Your task is to print the material below exactly as presented.
═══ Task inputs
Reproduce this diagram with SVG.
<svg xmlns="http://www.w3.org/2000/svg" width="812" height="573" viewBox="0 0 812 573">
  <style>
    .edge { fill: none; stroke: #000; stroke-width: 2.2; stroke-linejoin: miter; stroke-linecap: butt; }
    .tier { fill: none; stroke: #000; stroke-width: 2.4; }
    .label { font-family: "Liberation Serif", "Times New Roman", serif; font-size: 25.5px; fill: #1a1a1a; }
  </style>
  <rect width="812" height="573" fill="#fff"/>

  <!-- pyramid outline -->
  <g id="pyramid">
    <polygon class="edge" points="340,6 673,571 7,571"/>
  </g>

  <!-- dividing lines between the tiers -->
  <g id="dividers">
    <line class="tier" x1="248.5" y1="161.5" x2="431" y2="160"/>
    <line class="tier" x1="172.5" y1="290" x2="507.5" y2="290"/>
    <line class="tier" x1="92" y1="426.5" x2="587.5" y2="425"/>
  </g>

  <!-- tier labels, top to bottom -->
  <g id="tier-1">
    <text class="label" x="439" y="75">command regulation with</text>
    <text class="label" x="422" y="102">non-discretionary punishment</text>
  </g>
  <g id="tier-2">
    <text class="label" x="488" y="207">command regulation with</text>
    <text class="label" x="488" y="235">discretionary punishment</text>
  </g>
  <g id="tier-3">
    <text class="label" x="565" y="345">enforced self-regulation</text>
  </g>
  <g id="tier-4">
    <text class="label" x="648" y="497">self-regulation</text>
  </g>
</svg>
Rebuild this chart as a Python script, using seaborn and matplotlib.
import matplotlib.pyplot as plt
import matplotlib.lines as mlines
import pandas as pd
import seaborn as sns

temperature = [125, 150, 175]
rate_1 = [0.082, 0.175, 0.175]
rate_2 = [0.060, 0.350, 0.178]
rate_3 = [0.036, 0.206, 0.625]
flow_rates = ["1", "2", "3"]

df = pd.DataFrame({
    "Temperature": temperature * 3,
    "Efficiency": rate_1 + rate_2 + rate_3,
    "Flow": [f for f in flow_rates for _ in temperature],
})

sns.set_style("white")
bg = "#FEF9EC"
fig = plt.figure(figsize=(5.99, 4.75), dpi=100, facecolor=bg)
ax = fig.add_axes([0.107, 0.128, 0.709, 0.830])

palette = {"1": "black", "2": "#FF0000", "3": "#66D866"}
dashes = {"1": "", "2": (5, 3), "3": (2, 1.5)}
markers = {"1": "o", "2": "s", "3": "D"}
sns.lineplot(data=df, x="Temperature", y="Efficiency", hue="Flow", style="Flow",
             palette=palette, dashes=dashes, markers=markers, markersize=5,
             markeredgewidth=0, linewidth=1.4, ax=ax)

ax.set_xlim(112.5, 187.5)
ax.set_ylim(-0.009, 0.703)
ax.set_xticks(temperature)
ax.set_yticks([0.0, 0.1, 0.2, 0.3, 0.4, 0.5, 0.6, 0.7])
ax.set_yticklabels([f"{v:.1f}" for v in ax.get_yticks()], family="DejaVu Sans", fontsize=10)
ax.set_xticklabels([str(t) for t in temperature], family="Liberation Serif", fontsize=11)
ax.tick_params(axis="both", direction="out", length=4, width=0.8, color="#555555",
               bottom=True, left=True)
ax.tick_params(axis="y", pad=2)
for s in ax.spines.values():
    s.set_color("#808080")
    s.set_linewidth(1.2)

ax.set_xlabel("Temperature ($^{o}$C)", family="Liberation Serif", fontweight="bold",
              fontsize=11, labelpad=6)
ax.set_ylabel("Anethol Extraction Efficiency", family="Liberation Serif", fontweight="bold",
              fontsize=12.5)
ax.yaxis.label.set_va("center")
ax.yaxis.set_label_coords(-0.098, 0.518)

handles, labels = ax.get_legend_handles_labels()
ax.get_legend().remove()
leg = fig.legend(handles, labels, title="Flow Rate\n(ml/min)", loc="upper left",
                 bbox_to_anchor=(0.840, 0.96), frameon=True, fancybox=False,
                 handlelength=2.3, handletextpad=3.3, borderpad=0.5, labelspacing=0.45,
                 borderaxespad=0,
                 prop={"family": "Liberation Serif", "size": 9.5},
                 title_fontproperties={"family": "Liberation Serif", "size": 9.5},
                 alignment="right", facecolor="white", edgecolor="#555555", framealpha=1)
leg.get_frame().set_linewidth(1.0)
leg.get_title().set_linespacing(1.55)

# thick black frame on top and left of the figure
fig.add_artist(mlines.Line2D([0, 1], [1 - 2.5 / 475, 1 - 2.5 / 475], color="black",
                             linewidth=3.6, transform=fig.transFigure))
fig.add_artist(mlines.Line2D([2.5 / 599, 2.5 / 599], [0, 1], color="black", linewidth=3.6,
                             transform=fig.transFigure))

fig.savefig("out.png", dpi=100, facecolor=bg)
══════
* **Solution**
Reproduce this diagram with SVG.
<svg xmlns="http://www.w3.org/2000/svg" width="812" height="573" viewBox="0 0 812 573">
  <style>
    .edge { fill: none; stroke: #000; stroke-width: 2.2; stroke-linejoin: miter; stroke-linecap: butt; }
    .tier { fill: none; stroke: #000; stroke-width: 2.4; }
    .label { font-family: "Liberation Serif", "Times New Roman", serif; font-size: 25.5px; fill: #1a1a1a; }
  </style>
  <rect width="812" height="573" fill="#fff"/>

  <!-- pyramid outline -->
  <g id="pyramid">
    <polygon class="edge" points="340,6 673,571 7,571"/>
  </g>

  <!-- dividing lines between the tiers -->
  <g id="dividers">
    <line class="tier" x1="248.5" y1="161.5" x2="431" y2="160"/>
    <line class="tier" x1="172.5" y1="290" x2="507.5" y2="290"/>
    <line class="tier" x1="92" y1="426.5" x2="587.5" y2="425"/>
  </g>

  <!-- tier labels, top to bottom -->
  <g id="tier-1">
    <text class="label" x="439" y="75">command regulation with</text>
    <text class="label" x="422" y="102">non-discretionary punishment</text>
  </g>
  <g id="tier-2">
    <text class="label" x="488" y="207">command regulation with</text>
    <text class="label" x="488" y="235">discretionary punishment</text>
  </g>
  <g id="tier-3">
    <text class="label" x="565" y="345">enforced self-regulation</text>
  </g>
  <g id="tier-4">
    <text class="label" x="648" y="497">self-regulation</text>
  </g>
</svg>
Rebuild this chart as a Python script, using seaborn and matplotlib.
import matplotlib.pyplot as plt
import matplotlib.lines as mlines
import pandas as pd
import seaborn as sns

temperature = [125, 150, 175]
rate_1 = [0.082, 0.175, 0.175]
rate_2 = [0.060, 0.350, 0.178]
rate_3 = [0.036, 0.206, 0.625]
flow_rates = ["1", "2", "3"]

df = pd.DataFrame({
    "Temperature": temperature * 3,
    "Efficiency": rate_1 + rate_2 + rate_3,
    "Flow": [f for f in flow_rates for _ in temperature],
})

sns.set_style("white")
bg = "#FEF9EC"
fig = plt.figure(figsize=(5.99, 4.75), dpi=100, facecolor=bg)
ax = fig.add_axes([0.107, 0.128, 0.709, 0.830])

palette = {"1": "black", "2": "#FF0000", "3": "#66D866"}
dashes = {"1": "", "2": (5, 3), "3": (2, 1.5)}
markers = {"1": "o", "2": "s", "3": "D"}
sns.lineplot(data=df, x="Temperature", y="Efficiency", hue="Flow", style="Flow",
             palette=palette, dashes=dashes, markers=markers, markersize=5,
             markeredgewidth=0, linewidth=1.4, ax=ax)

ax.set_xlim(112.5, 187.5)
ax.set_ylim(-0.009, 0.703)
ax.set_xticks(temperature)
ax.set_yticks([0.0, 0.1, 0.2, 0.3, 0.4, 0.5, 0.6, 0.7])
ax.set_yticklabels([f"{v:.1f}" for v in ax.get_yticks()], family="DejaVu Sans", fontsize=10)
ax.set_xticklabels([str(t) for t in temperature], family="Liberation Serif", fontsize=11)
ax.tick_params(axis="both", direction="out", length=4, width=0.8, color="#555555",
               bottom=True, left=True)
ax.tick_params(axis="y", pad=2)
for s in ax.spines.values():
    s.set_color("#808080")
    s.set_linewidth(1.2)

ax.set_xlabel("Temperature ($^{o}$C)", family="Liberation Serif", fontweight="bold",
              fontsize=11, labelpad=6)
ax.set_ylabel("Anethol Extraction Efficiency", family="Liberation Serif", fontweight="bold",
              fontsize=12.5)
ax.yaxis.label.set_va("center")
ax.yaxis.set_label_coords(-0.098, 0.518)

handles, labels = ax.get_legend_handles_labels()
ax.get_legend().remove()
leg = fig.legend(handles, labels, title="Flow Rate\n(ml/min)", loc="upper left",
                 bbox_to_anchor=(0.840, 0.96), frameon=True, fancybox=False,
                 handlelength=2.3, handletextpad=3.3, borderpad=0.5, labelspacing=0.45,
                 borderaxespad=0,
                 prop={"family": "Liberation Serif", "size": 9.5},
                 title_fontproperties={"family": "Liberation Serif", "size": 9.5},
                 alignment="right", facecolor="white", edgecolor="#555555", framealpha=1)
leg.get_frame().set_linewidth(1.0)
leg.get_title().set_linespacing(1.55)

# thick black frame on top and left of the figure
fig.add_artist(mlines.Line2D([0, 1], [1 - 2.5 / 475, 1 - 2.5 / 475], color="black",
                             linewidth=3.6, transform=fig.transFigure))
fig.add_artist(mlines.Line2D([2.5 / 599, 2.5 / 599], [0, 1], color="black", linewidth=3.6,
                             transform=fig.transFigure))

fig.savefig("out.png", dpi=100, facecolor=bg)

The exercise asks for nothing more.